[Stored dataset items]
-------
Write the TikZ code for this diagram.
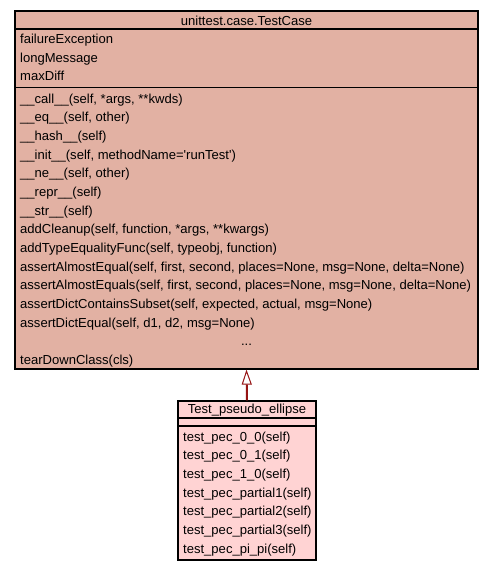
\documentclass[tikz,border=0pt]{standalone}
\usepackage{fontspec}
\setmainfont{Liberation Sans}
\usetikzlibrary{arrows.meta}
\definecolor{baseclr}{RGB}{226,177,163}
\definecolor{subclr}{RGB}{255,211,211}
\definecolor{inhclr}{RGB}{150,20,20}
\tikzset{
  classbox/.style={draw=black, line width=1.2pt, inner sep=0pt},
  member/.style={anchor=base west, inner sep=0pt, font=\fontsize{13.05}{15}\selectfont},
  classname/.style={anchor=base, inner sep=0pt, font=\fontsize{13.05}{15}\selectfont},
}
\begin{document}
\begin{tikzpicture}[x=1pt,y=-1pt]
     \useasboundingbox (0,0) rectangle (493,571);
     \node[classbox, fill=baseclr, minimum width=463pt, minimum height=358pt] (testcase) at (246.5,190) {};
     \node[classbox, fill=subclr, minimum width=138pt, minimum height=159pt] (pseudo) at (247,480.5) {};
     \draw[line width=1.2pt] (testcase.west |- 0,29) -- (testcase.east |- 0,29);
     \draw[line width=1.2pt] (testcase.west |- 0,87.5) -- (testcase.east |- 0,87.5);
     \draw[line width=1.2pt] (pseudo.west |- 0,418) -- (pseudo.east |- 0,418);
     \draw[line width=1.2pt] (pseudo.west |- 0,426) -- (pseudo.east |- 0,426);
     \node[classname] (tcname) at (246.5,25) {unittest.case.TestCase};
     \node[classname] (pename) at (247,413.5) {Test\_pseudo\_ellipse};
     \foreach \a [count=\i] in {failureException, longMessage, maxDiff}
       \node[member] (attr\i) at (20,43.5+18.7*\i-18.7) {\a};
     \foreach \m [count=\i] in {
         {\_\_call\_\_(self, *args, **kwds)},
         {\_\_eq\_\_(self, other)},
         {\_\_hash\_\_(self)},
         {\_\_init\_\_(self, methodName=\textquotesingle runTest\textquotesingle)},
         {\_\_ne\_\_(self, other)},
         {\_\_repr\_\_(self)},
         {\_\_str\_\_(self)},
         {addCleanup(self, function, *args, **kwargs)},
         {addTypeEqualityFunc(self, typeobj, function)},
         {assertAlmostEqual(self, first, second, places=None, msg=None, delta=None)},
         {assertAlmostEquals(self, first, second, places=None, msg=None, delta=None)},
         {assertDictContainsSubset(self, expected, actual, msg=None)},
         {assertDictEqual(self, d1, d2, msg=None)}}
       \node[member] (meth\i) at (20,103+18.67*\i-18.67) {\m};
     \node[classname] (more) at (246.5,345) {...};
     \node[member] (meth15) at (20,364.4) {tearDownClass(cls)};
     \foreach \t [count=\i] in {0\_0, 0\_1, 1\_0, partial1, partial2, partial3, pi\_pi}
       \node[member] (test\i) at (183,441+18.7*\i-18.7) {test\_pec\_\t(self)};
     \draw[inhclr, line width=2pt, -{Triangle[length=15pt, width=10pt, fill=white, line width=1pt]}] (pseudo.north) -- (testcase.south);
\end{tikzpicture}
\end{document}
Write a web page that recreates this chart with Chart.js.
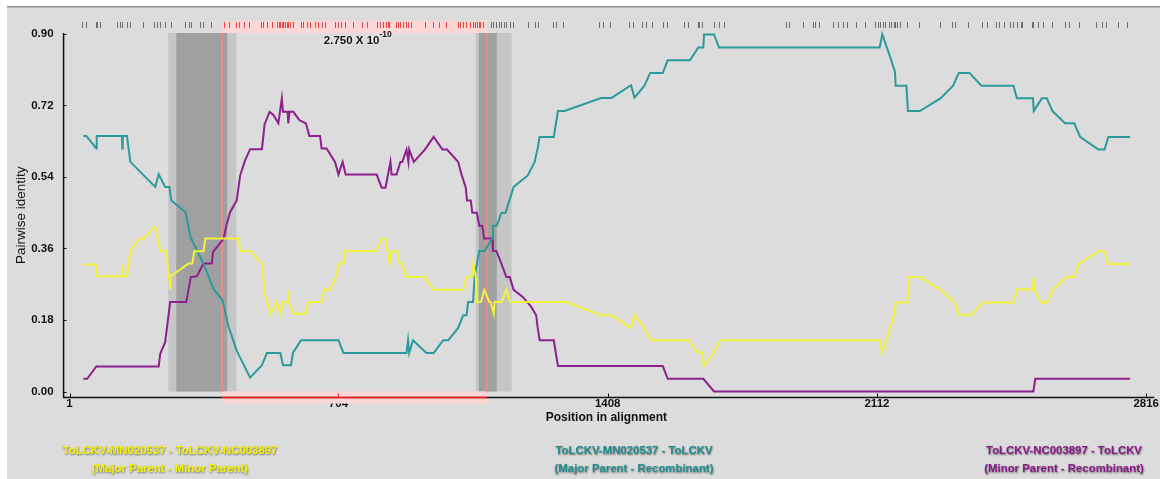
-------
YOUR TASK: Write out all the entries again, word for word, and print no images.

IN RESPONSE:
Write the TikZ code for this diagram.
\documentclass[tikz,border=0pt]{standalone}
\usepackage{fontspec}
\setmainfont{Liberation Sans}
\usetikzlibrary{arrows.meta}
\definecolor{baseclr}{RGB}{226,177,163}
\definecolor{subclr}{RGB}{255,211,211}
\definecolor{inhclr}{RGB}{150,20,20}
\tikzset{
  classbox/.style={draw=black, line width=1.2pt, inner sep=0pt},
  member/.style={anchor=base west, inner sep=0pt, font=\fontsize{13.05}{15}\selectfont},
  classname/.style={anchor=base, inner sep=0pt, font=\fontsize{13.05}{15}\selectfont},
}
\begin{document}
\begin{tikzpicture}[x=1pt,y=-1pt]
     \useasboundingbox (0,0) rectangle (493,571);
     \node[classbox, fill=baseclr, minimum width=463pt, minimum height=358pt] (testcase) at (246.5,190) {};
     \node[classbox, fill=subclr, minimum width=138pt, minimum height=159pt] (pseudo) at (247,480.5) {};
     \draw[line width=1.2pt] (testcase.west |- 0,29) -- (testcase.east |- 0,29);
     \draw[line width=1.2pt] (testcase.west |- 0,87.5) -- (testcase.east |- 0,87.5);
     \draw[line width=1.2pt] (pseudo.west |- 0,418) -- (pseudo.east |- 0,418);
     \draw[line width=1.2pt] (pseudo.west |- 0,426) -- (pseudo.east |- 0,426);
     \node[classname] (tcname) at (246.5,25) {unittest.case.TestCase};
     \node[classname] (pename) at (247,413.5) {Test\_pseudo\_ellipse};
     \foreach \a [count=\i] in {failureException, longMessage, maxDiff}
       \node[member] (attr\i) at (20,43.5+18.7*\i-18.7) {\a};
     \foreach \m [count=\i] in {
         {\_\_call\_\_(self, *args, **kwds)},
         {\_\_eq\_\_(self, other)},
         {\_\_hash\_\_(self)},
         {\_\_init\_\_(self, methodName=\textquotesingle runTest\textquotesingle)},
         {\_\_ne\_\_(self, other)},
         {\_\_repr\_\_(self)},
         {\_\_str\_\_(self)},
         {addCleanup(self, function, *args, **kwargs)},
         {addTypeEqualityFunc(self, typeobj, function)},
         {assertAlmostEqual(self, first, second, places=None, msg=None, delta=None)},
         {assertAlmostEquals(self, first, second, places=None, msg=None, delta=None)},
         {assertDictContainsSubset(self, expected, actual, msg=None)},
         {assertDictEqual(self, d1, d2, msg=None)}}
       \node[member] (meth\i) at (20,103+18.67*\i-18.67) {\m};
     \node[classname] (more) at (246.5,345) {...};
     \node[member] (meth15) at (20,364.4) {tearDownClass(cls)};
     \foreach \t [count=\i] in {0\_0, 0\_1, 1\_0, partial1, partial2, partial3, pi\_pi}
       \node[member] (test\i) at (183,441+18.7*\i-18.7) {test\_pec\_\t(self)};
     \draw[inhclr, line width=2pt, -{Triangle[length=15pt, width=10pt, fill=white, line width=1pt]}] (pseudo.north) -- (testcase.south);
\end{tikzpicture}
\end{document}
Write a web page that recreates this chart with Chart.js.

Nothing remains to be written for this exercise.